Formosa parábola, a da invenção do vinho. De fato, as paixões descobrem seus próprios estimulantes com muita sagacidade e engenho. E nada do que conhecemos é tão vigoroso e eficiente quanto o vinho para excitar perturbações de todo tipo, das quais é como que o combustível comum. Com idêntica finura se representou a Paixão como subjugadora de províncias e empreendedora de conquistas sem fim. Ela jamais se contenta com o que possui, mas vai adiante com insaciável apetite, à cata de novos triunfos. Tigres são mantidos em suas cocheiras e recebem o jugo de seu carro – pois logo que a Paixão deixa de avançar a pé para deixar-se conduzir por rodas, celebrando sua vitória sobre a razão, passa a mostrar-se cruel, selvagem e impiedosa para com tudo o que lhe barra o caminho. Jocosamente foram colocados aqueles demônios ridículos a dançar à volta do carro: com efeito, toda paixão produz nos olhos, na boca e no corpo movimentos indecorosos, incontidos e disformes. Quando um homem, sob a influência da paixão — cólera, petulância, amor etc. —, parece grande e imponente a seus próprios olhos, aos olhos dos outros parece desagradável e ridículo. Convém igualmente que as Musas integrem o cortejo, pois quase não há paixão que não encontre uma doutrina para incensá-la. Assim a majestade das Musas se rebaixa graças à leviandade do engenho humano, transformando aqueles que deveriam ser os guias da vida em meros seguidores de suas paixões.
Nobre é a parte da alegoria que representa Baco consagrando o seu amor a uma mulher abandonada por outro homem. Verdadeiramente, a paixão busca e apetece aquilo que a experiência rejeitou. E saibam todos quantos, no afã da busca e da indulgência, estão prontos a pagar qualquer preço pelo gozo de seus afetos, que independentemente do objeto pretendido — honra, fortuna, amor, glória ou sabedoria—, cortejarão coisas rejeitadas, coisas que muitos homens experimentaram e, após a experiência, deitaram fora com desgosto.

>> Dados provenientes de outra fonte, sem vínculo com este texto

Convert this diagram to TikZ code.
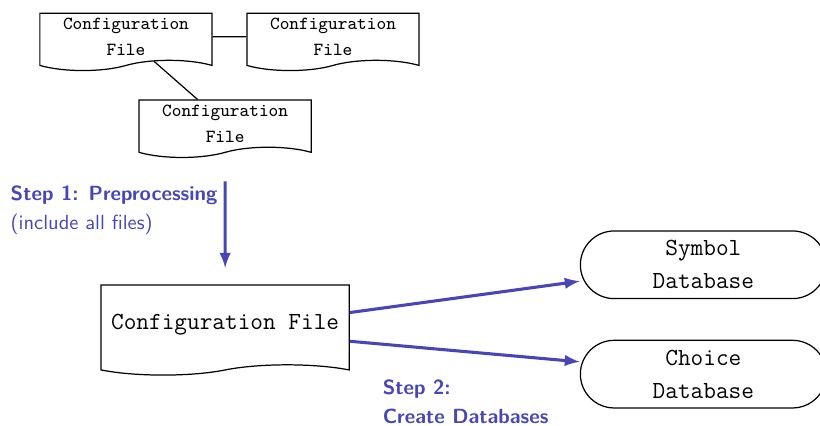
\documentclass[tikz,border=0pt]{standalone}
\usepackage{amsmath}
\usepackage{tikz}
\usetikzlibrary{shapes.symbols,shapes.misc}
\definecolor{stepblue}{RGB}{70,70,185}

\begin{document}
\begin{tikzpicture}[
    file/.style={draw, semithick, tape, tape bend top=none, align=center, font=\small\ttfamily, minimum width=84pt, minimum height=28pt, inner sep=2pt},
    bigfile/.style={file, font=\large\ttfamily, minimum width=121pt, minimum height=44pt},
    database/.style={draw, semithick, rounded rectangle, align=center, font=\large\ttfamily, minimum width=124pt, minimum height=33pt, inner sep=2pt},
    flow/.style={-latex, stepblue, line width=1.5pt},
    steptext/.style={stepblue, align=left, font=\sffamily}
]
    \useasboundingbox (0,0) rectangle (14.06,7.29);
    % the included files
    \node[file] (cfgA) at (2.16,6.66) {Configuration\\[1.5pt]File};
    \node[file] (cfgB) at (5.71,6.66) {Configuration\\[1.5pt]File};
    \node[file] (cfgC) at (3.86,5.17) {Configuration\\[1.5pt]File};
    \draw[semithick] (cfgA) -- (cfgB);
    \draw[semithick] (cfgA) -- (cfgC);
    % step 1
    \node[steptext, anchor=north west] (step1) at (0.06,4.22) {\textbf{Step 1: Preprocessing}\\[2pt](include all files)};
    \coordinate (pre) at (3.86,4.18);
    \node[bigfile] (cfg) at (3.86,1.72) {Configuration File};
    \draw[flow, shorten >=8pt] (pre) -- (cfg);
    % step 2
    \node[database] (symdb) at (12.06,2.75) {Symbol\\[2pt]Database};
    \node[database] (chdb) at (12.06,0.875) {Choice\\[2pt]Database};
    \draw[flow] ([yshift=6pt]cfg.east) -- ([yshift=-8pt]symdb.west);
    \draw[flow] ([yshift=-8pt]cfg.east) -- ([yshift=6pt]chdb.west);
    \node[steptext, font=\sffamily\bfseries, anchor=north west] (step2) at (6.44,0.90) {Step 2:\\[2pt]Create Databases};
\end{tikzpicture}
\end{document}
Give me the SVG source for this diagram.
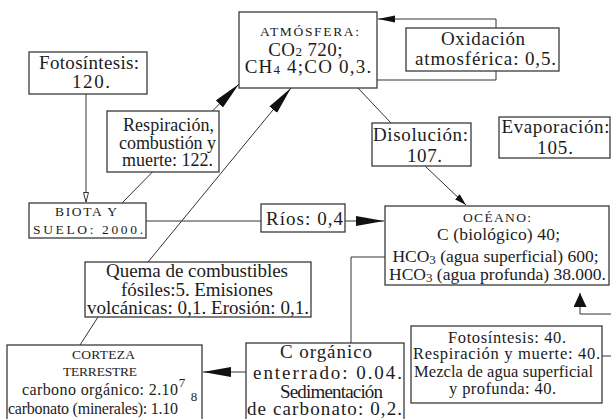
<svg xmlns="http://www.w3.org/2000/svg" width="611" height="419" viewBox="0 0 611 419">
<style>
text{font-family:"Liberation Serif","DejaVu Serif",serif;fill:#1c1c1c;text-anchor:middle}
.b{fill:#fff;stroke:#3a3a3a;stroke-width:1.3}
.c{fill:none;stroke:#333;stroke-width:1}
.f19{font-size:19px}
.f18{font-size:18px}
.f175{font-size:17.5px}
.f165{font-size:16.5px}
.f16{font-size:16px}
.sc{font-size:13.5px}
</style>
<defs>
<marker id="big" markerUnits="userSpaceOnUse" markerWidth="30" markerHeight="12" refX="28" refY="5" orient="auto"><path d="M0,0 L28,5 L0,10 Z" fill="#111"/></marker>
<marker id="mid" markerUnits="userSpaceOnUse" markerWidth="20" markerHeight="10" refX="17" refY="3.5" orient="auto"><path d="M0,0 L17,3.5 L0,7 Z" fill="#111"/></marker>
<marker id="sm" markerUnits="userSpaceOnUse" markerWidth="14" markerHeight="10" refX="12" refY="3.5" orient="auto"><path d="M0,0 L12,3.5 L0,7 Z" fill="#111"/></marker>
<marker id="fat" markerUnits="userSpaceOnUse" markerWidth="16" markerHeight="15" refX="14" refY="6.5" orient="auto"><path d="M0,0 L14,6.5 L0,13 Z" fill="#111"/></marker>
<marker id="open" markerUnits="userSpaceOnUse" markerWidth="12" markerHeight="8" refX="10" refY="3" orient="auto"><path d="M0.5,0.5 L10,3 L0.5,5.5 Z" fill="#fff" stroke="#333" stroke-width="1"/></marker>
</defs>
<g id="connectors">
<line class="c" x1="86" y1="94" x2="86" y2="202" marker-end="url(#open)"/>
<line class="c" x1="122" y1="203" x2="239" y2="84" marker-end="url(#big)"/>
<polyline class="c" points="80,345 98,317 148,262 291,88" marker-end="url(#big)"/>
<polyline class="c" points="358,88 391,123 425,166 466,205" marker-end="url(#sm)"/>
<path class="c" d="M377,80 H496 V19 H378" marker-end="url(#mid)"/>
<line class="c" x1="146" y1="221" x2="384" y2="221" marker-end="url(#big)"/>
<path class="c" d="M385,257 H351 V343"/>
<line class="c" x1="246" y1="372" x2="203" y2="372" marker-end="url(#big)"/>
<path class="c" d="M602,356 H616 V314 H580 V293" marker-end="url(#fat)"/>
</g>
<g id="atmosfera">
<rect class="b" x="239" y="12" width="138" height="76"/>
<text class="sc" x="309.5" y="36" textLength="99" lengthAdjust="spacing">ATMÓSFERA:</text>
<text class="f19" x="305.5" y="56" letter-spacing="0.4">CO<tspan font-size="13">2</tspan> 720;</text>
<text class="f19" x="308.5" y="73" letter-spacing="1.2">CH<tspan font-size="13" baseline-shift="-1">4</tspan> 4;CO 0,3.</text>
</g>
<g id="oxidacion">
<rect class="b" x="406" y="28" width="153" height="43"/>
<text class="f19" x="483" y="45" textLength="84" lengthAdjust="spacing">Oxidación</text>
<text class="f19" x="485.5" y="65" textLength="141" lengthAdjust="spacing">atmosférica: 0,5.</text>
</g>
<g id="fotosintesis">
<rect class="b" x="29" y="52" width="118" height="42"/>
<text class="f19" x="89" y="69" textLength="100" lengthAdjust="spacing">Fotosíntesis:</text>
<text class="f19" x="91" y="88" textLength="38" lengthAdjust="spacing">120.</text>
</g>
<g id="respiracion">
<rect class="b" x="107" y="111" width="112" height="61"/>
<text class="f18" x="168.5" y="131" textLength="91" lengthAdjust="spacing">Respiración,</text>
<text class="f18" x="167.5" y="149" textLength="97" lengthAdjust="spacing">combustión y</text>
<text class="f18" x="167.5" y="166" textLength="91" lengthAdjust="spacing">muerte: 122.</text>
</g>
<g id="biota">
<rect class="b" x="29" y="203" width="117" height="35"/>
<text class="sc" x="86" y="216" textLength="62" lengthAdjust="spacing">BIOTA Y</text>
<text class="sc" x="88" y="234" textLength="110" lengthAdjust="spacing">SUELO: 2000.</text>
</g>
<g id="rios">
<rect class="b" x="261" y="204" width="84" height="28"/>
<text class="f19" x="304.5" y="225" textLength="77" lengthAdjust="spacing">Ríos: 0,4</text>
</g>
<g id="disolucion">
<rect class="b" x="372" y="123" width="99" height="43"/>
<text class="f19" x="420.5" y="141" textLength="95" lengthAdjust="spacing">Disolución:</text>
<text class="f19" x="424.5" y="162" textLength="35" lengthAdjust="spacing">107.</text>
</g>
<g id="evaporacion">
<rect class="b" x="499" y="117" width="111" height="41"/>
<text class="f19" x="555.5" y="133" textLength="108" lengthAdjust="spacing">Evaporación:</text>
<text class="f19" x="555" y="154" textLength="36" lengthAdjust="spacing">105.</text>
</g>
<g id="oceano">
<rect class="b" x="385" y="206" width="224" height="79"/>
<text class="sc" x="497" y="222" textLength="68" lengthAdjust="spacing">OCÉANO:</text>
<text class="f175" x="498.5" y="240" textLength="123" lengthAdjust="spacing">C (biológico) 40;</text>
<text class="f175" x="495.5" y="262">HCO<tspan font-size="13" baseline-shift="-2">3</tspan> (agua superficial) 600;</text>
<text class="f175" x="497.5" y="280">HCO<tspan font-size="13" baseline-shift="-2">3</tspan> (agua profunda) 38.000.</text>
</g>
<g id="quema">
<rect class="b" x="85" y="262" width="226" height="55"/>
<text class="f19" x="197" y="277" textLength="182" lengthAdjust="spacing">Quema de combustibles</text>
<text class="f19" x="197" y="296" textLength="152" lengthAdjust="spacing">fósiles:5. Emisiones</text>
<text class="f19" x="198" y="314" textLength="222" lengthAdjust="spacing">volcánicas: 0,1. Erosión: 0,1.</text>
</g>
<g id="corteza">
<rect class="b" x="7" y="345" width="195" height="85"/>
<text class="sc" x="103.5" y="359" textLength="63" lengthAdjust="spacing">CORTEZA</text>
<text class="sc" x="100" y="376" textLength="74" lengthAdjust="spacing">TERRESTRE</text>
<text class="f16" x="100" y="395" textLength="156" lengthAdjust="spacing">carbono orgánico: 2.10</text>
<text x="182" y="387" font-size="13">7</text>
<text class="f16" x="93" y="414" textLength="170" lengthAdjust="spacing">carbonato (minerales): 1.10</text>
<text x="194" y="401" font-size="13">8</text>
</g>
<g id="c-organico">
<rect class="b" x="246" y="343" width="158" height="87"/>
<text class="f19" x="326" y="358" textLength="92" lengthAdjust="spacing">C orgánico</text>
<text class="f19" x="327.5" y="379" textLength="149" lengthAdjust="spacing">enterrado: 0.04.</text>
<text class="f19" x="331.5" y="398" textLength="103" lengthAdjust="spacing">Sedimentación</text>
<text class="f19" x="324.5" y="415" textLength="155" lengthAdjust="spacing">de carbonato: 0,2.</text>
</g>
<g id="fotosintesis-oceano">
<rect class="b" x="411" y="326" width="191" height="77"/>
<text class="f165" x="507" y="343" textLength="118" lengthAdjust="spacing">Fotosíntesis: 40.</text>
<text class="f165" x="506.5" y="359" textLength="187" lengthAdjust="spacing">Respiración y muerte: 40.</text>
<text class="f165" x="503.5" y="377" textLength="179" lengthAdjust="spacing">Mezcla de agua superficial</text>
<text class="f165" x="502.5" y="394" textLength="107" lengthAdjust="spacing">y profunda: 40.</text>
</g>
</svg>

Tem também seu mistério a consagração da hera a Baco. Essa planta apresenta, com efeito, duas propriedades: floresce no inverno e sobe espalhando-se pelas coisas – árvores, paredes, edifícios. Quanto à primeira, toda paixão desabrocha e ganha forças ante a proibição e a resistência (como por uma espécie de antiperístase), tal qual se dá com a hera ante o frio do inverno. Quanto à segunda, a paixão dominante espraia-se por sobre todos os atos e resoluções humanas, insinuando-se neles e com eles se mesclando. E não causa espanto que os ritos supersticiosos sejam atribuídos a Baco, já que todo afeto insano cresce nas religiões depravadas, nem que o frenesi seja por ele despertado, porquanto toda paixão é em si mesma uma loucura breve — e, quando veemente e obstinada, termina em desfaçatez. O dilaceramento de Penteu e Orfeu apresenta um evidente significado alegórico: a bisbilhotice e a advertência salutar são, ambas, odiosas e intoleráveis a uma paixão obstinada.

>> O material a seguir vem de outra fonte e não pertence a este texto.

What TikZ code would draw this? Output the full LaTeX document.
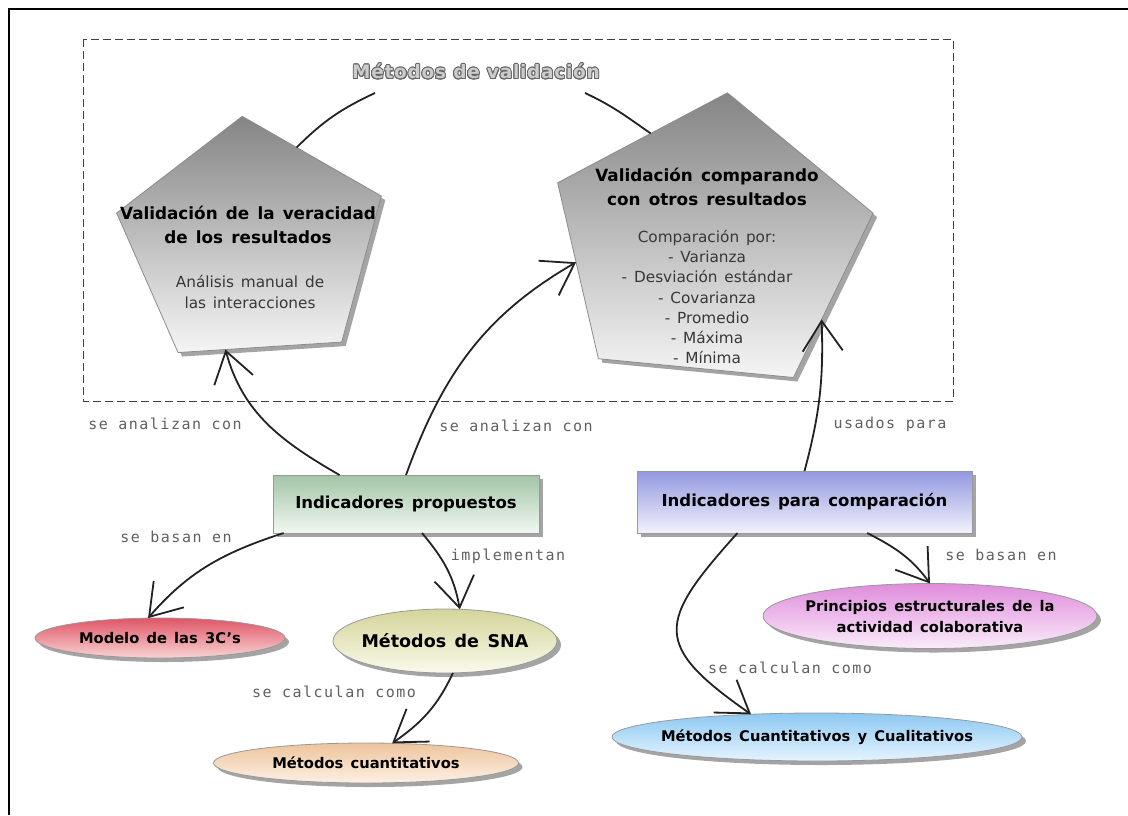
\documentclass[tikz,border=0pt]{standalone}
\usepackage{fontspec}
\setmainfont[WordSpace=1.4]{DejaVu Sans}
\newfontfamily\monof[LetterSpace=10]{DejaVu Sans Mono}
\newfontfamily\titlef[LetterSpace=4]{DejaVu Sans}
\usepackage{contour}
\contourlength{0.9pt}
\usetikzlibrary{arrows.meta,shapes.geometric,shadows,calc}
\definecolor{edgec}{HTML}{222222}
\definecolor{lblc}{HTML}{606060}
\definecolor{ipT}{HTML}{A2C4A6}\definecolor{ipB}{HTML}{F2F8F2}
\definecolor{icT}{HTML}{9298E0}\definecolor{icB}{HTML}{F2F2FB}
\definecolor{moT}{HTML}{E05566}\definecolor{moB}{HTML}{F8D4D4}
\definecolor{snT}{HTML}{D4D49A}\definecolor{snB}{HTML}{FAFAEC}
\definecolor{cuT}{HTML}{EEC49C}\definecolor{cuB}{HTML}{FCF0E4}
\definecolor{prT}{HTML}{E08CDC}\definecolor{prB}{HTML}{FAECFA}
\definecolor{mcT}{HTML}{8CC8F2}\definecolor{mcB}{HTML}{E6F4FF}
\begin{document}
\begin{tikzpicture}[x=1pt,y=-1pt,
  shad/.style={drop shadow={shadow xshift=4pt,shadow yshift=-4pt,fill=black!65,opacity=0.55}},
  conn/.style={draw=edgec, line width=1.8pt, -{Straight Barb[length=30pt,width=40pt,line width=1.8pt]}},
  arcline/.style={draw=edgec, line width=1.8pt},
  lbl/.style={font=\monof\fontsize{15}{15}\selectfont, text=lblc, inner sep=0pt},
  box/.style={rectangle, draw=black!40, line width=0.8pt, shad, inner sep=0pt, outer sep=0pt, font=\bfseries\fontsize{16.5}{20}\selectfont},
  oval/.style={ellipse, draw=black!40, line width=0.8pt, shad, inner sep=0pt, outer sep=0pt},
  ovaltext/.style={inner sep=0pt, align=center, font=\bfseries\fontsize{14.7}{21}\selectfont},
  penta/.style={regular polygon, regular polygon sides=5, draw=black!45, line width=0.8pt, top color=black!48, bottom color=black!4, shad, inner sep=0pt, outer sep=0pt, transform shape},
  ptitle/.style={inner sep=0pt, align=center, font=\bfseries\fontsize{16.8}{23.5}\selectfont},
  psub/.style={inner sep=0pt, align=center, text=black!78, font=\fontsize{15.3}{20.2}\selectfont},
]
\useasboundingbox (0,0) rectangle (1128,815);
% outer frame (screenshot edge)
\draw[line width=2pt] (9,815) -- (9,9) -- (1128,9);
% dashed group
\draw[dash pattern=on 8pt off 4pt, black!75, line width=1pt] (83,39) rectangle (953,401);
\node[inner sep=0pt] (title) at (476,72) {\titlef\bfseries\fontsize{18.5}{18.5}\selectfont\contour{black!60}{\textcolor{black!20}{Métodos de validación}}};

% pentagons (slightly widened)
\begin{scope}[shift={(252,244)}, xscale=1.09]
  \node[penta, minimum size=256pt, shape border rotate=4] (lp) at (0,0) {};
\end{scope}
\begin{scope}[shift={(710,245)}, xscale=1.09]
  \node[penta, minimum size=306pt, shape border rotate=-6] (rp) at (0,0) {};
\end{scope}
\node[ptitle] (lpt) at (248,225) {Validación de la veracidad\\de los resultados};
\node[psub] (lps) at (250,292) {Análisis manual de\\las interacciones};
\node[ptitle] (rpt) at (707,187) {Validación comparando\\con otros resultados};
\node[psub] (rps) at (707,297) {Comparación por:\\- Varianza\\- Desviación estándar\\- Covarianza\\- Promedio\\- Máxima\\- Mínima};

% arc through the title
\coordinate (arcL) at (375,93);
\coordinate (arcR) at (585,93);
\draw[arcline] (arcL) to[out=205,in=45] (lp.67);
\draw[arcline] (arcR) to[out=-25,in=145] (rp.116);

% boxes
\node[box, top color=ipT, bottom color=ipB, minimum width=266pt, minimum height=58pt] (ip) at (406,504) {Indicadores propuestos};
\node[box, top color=icT, bottom color=icB, minimum width=335pt, minimum height=62pt] (ipc) at (804.5,502) {Indicadores para comparación};

% ellipses
\node[oval, top color=moT, bottom color=moB, minimum width=250pt, minimum height=40pt] (modelo) at (160,638) {};
\node[ovaltext] (modelot) at (160,638) {Modelo de las 3C’s};
\node[oval, top color=snT, bottom color=snB, minimum width=224pt, minimum height=64pt] (sna) at (445,641) {};
\node[ovaltext, font=\bfseries\fontsize{17.5}{21}\selectfont] (snat) at (445,641) {Métodos de SNA};
\node[oval, top color=cuT, bottom color=cuB, minimum width=305pt, minimum height=40pt] (cuant) at (366,763) {};
\node[ovaltext] (cuantt) at (366,763) {Métodos cuantitativos};
\node[oval, top color=prT, bottom color=prB, minimum width=334pt, minimum height=65pt] (pr) at (930,616) {};
\node[ovaltext] (prt) at (930,617) {Principios estructurales de la\\actividad colaborativa};
\node[oval, top color=mcT, bottom color=mcB, minimum width=410pt, minimum height=48pt] (mcc) at (817,737) {};
\node[ovaltext] (mcct) at (817,737) {Métodos Cuantitativos y Cualitativos};

% connectors
\draw[conn] ($(ip.north west)!0.25!(ip.north east)$) to[out=150,in=-75] (lp.-103);
\draw[conn] (ip.north) to[out=70,in=210] (rp.188);
\draw[conn] (ipc.north) to[out=75,in=-88] (rp.-36);
\draw[conn] ($(ip.south west)!0.04!(ip.south east)$) to[out=198,in=49] (modelo.121);
\draw[conn] ($(ip.south)+(16,0)$) to[out=-50,in=100] (sna.65);
\draw[conn] (sna.-76) to[out=245,in=35] (cuant.37);
\draw[conn] ($(ipc.south west)!0.30!(ipc.south east)$) to[out=228,in=145,looseness=1.7] (mcc.161);
\draw[conn] ($(ipc.south west)!0.687!(ipc.south east)$) to[out=-27,in=126] (pr.north);

% connector labels
\node[lbl] (l1) at (165,424) {se analizan con};
\node[lbl] (l2) at (516,426) {se analizan con};
\node[lbl] (l3) at (890,424) {usados para};
\node[lbl] (l4) at (176,537) {se basan en};
\node[lbl] (l5) at (508,556) {implementan};
\node[lbl] (l6) at (334,692) {se calculan como};
\node[lbl] (l7) at (1001,555) {se basan en};
\node[lbl] (l8) at (790,668) {se calculan como};
\end{tikzpicture}
\end{document}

Finalmente, a confusão das pessoas de Baco e Júpiter pode ser entendida como uma parábola. Os feitos de rara distinção e mérito procedem às vezes da virtude, da razão clara e da magnanimidade, outras (embora possam ser celebradas e aplaudidas), de alguma paixão latente ou desejo oculto. Por isso, as proezas de Baco não se distinguem facilmente das de Júpiter.


Esfinge
Segundo a história, a Esfinge era um monstro que combinava diversas formas em uma só. Tinha voz e rosto de donzela, asas de pássaro e unhas de grifo. Postava-se no cume de uma montanha perto de Tebas e assolava os caminhos, espreitando os viandantes a quem assaltava e dominava de súbito. E após dominá-los, propunha-lhes enigmas obscuros e embaraçosos, que teria aprendido das Musas. Se os míseros cativos não conseguissem solucioná-los e interpretá-los sem demora, e hesitassem confusos, ela os despedaçava cruelmente. Como o tempo não suavizava a calamidade, os tebanos prometeram a quem resolvesse os enigmas da Esfinge (pois esse era o único meio de derrotá-la) a soberania de Tebas. O valor do prêmio induziu Édipo, homem de saber e penetração, mas coxo, a aceitar o desafio. Apresentou-se, pois, cheio de confiança e coragem diante da Esfinge; e, indagando ela qual era o animal que nascia com quatro pés, andava depois com dois, em seguida com três e, finalmente, outra vez com quatro, respondeu que era o homem — o qual, ao nascimento e na primeira infância, engatinha, tentando erguer-se; logo depois, consegue caminhar com os dois pés; na velhice, arrima-se a um bordão e, na extrema decrepitude, já sem força nos nervos, volta a ser quadrúpede e guarda o leito. Era a resposta certa e lhe deu a vitória. Édipo matou a Esfinge, colocou-a no lombo de um burro e levou-a em triunfo. Segundo o pacto, foi então feito rei de Tebas.